Description: The pit entrance is 2.5 ft in diameter and located beside a small draw. The entrance drop continues approximately the same size irregularly for about 20 ft to a small ledge about a foot wide and a small contristion before opening out to about 10 feet wide for the remainder of the 90 ft frop. Active flowstone covers about half the circumferance of the pit from about 25 ft down to the bottom. The drop ends in an elongate room about 135 ft long, 30-45 ft wide and 4-8 ft high. At one end of the room is a 50 ft dome. Guano-covered breakdown occupies most of the floor exceot under the entrance drop where water falling has created a small depression with travertine-coated logs. Chert layers are prominent in the walls of the room. The map of Viper Pit is a composite of sketches by the the seprate exploration groups.

History: The cave was probably explored by Joe Gardener about 1914. Prior to explotration by irganized groups, the cave was occasionally enterd by local people to obtain guano. Mr. Allison had entered the cave about 1953 for that purpose, but apparently no one had enterd the pit between that time and 1961. On 20 August 1961, a group of St. Mary's Speleological Society cavers, including Orion Knox, Preston Knodell, his girl Mary, Gabby and Barbara Madden located the cave.
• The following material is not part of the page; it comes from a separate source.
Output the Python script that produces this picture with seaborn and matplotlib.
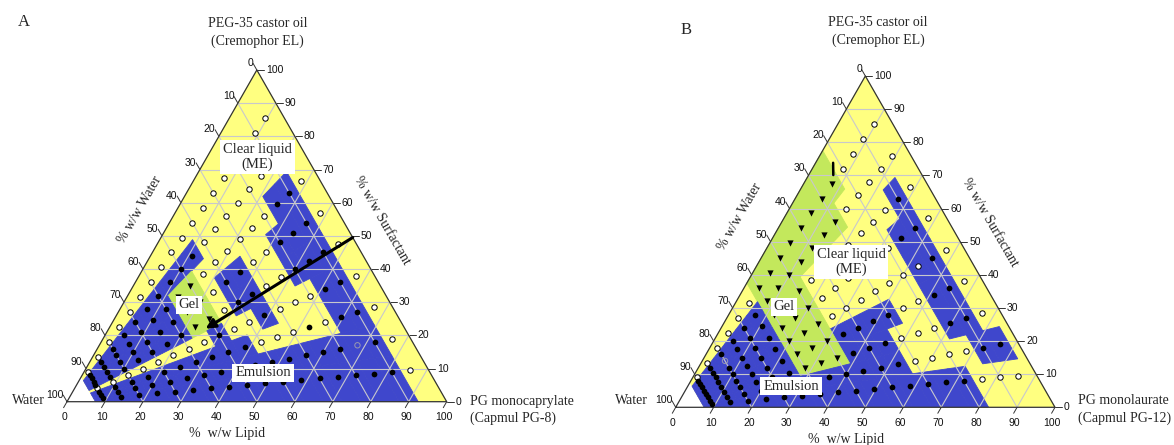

Barbara ebtered the cave but was frightened by a snake at the bottom. Orion Knox entered and found a striped snake and a coachwhip. The enterance was visted by George Gray, James Estes and Bryant Lilly of the Abilene Grotto on 20 April 1963, but they had insufficient equipment for the drop. Gery, Estes and Bart Crisman retrnued May 11 to explore the cave. Crissman and Estes killed a 6 ft long snake ressembling a copperhead. They also reported crickets, scorpions, a large green frog and thysanurans. The pit was again explored and sketch-mapped during the TSA Region Project by Bill Campbell, Jim McLane and Charles Fromen on 2 September 1967.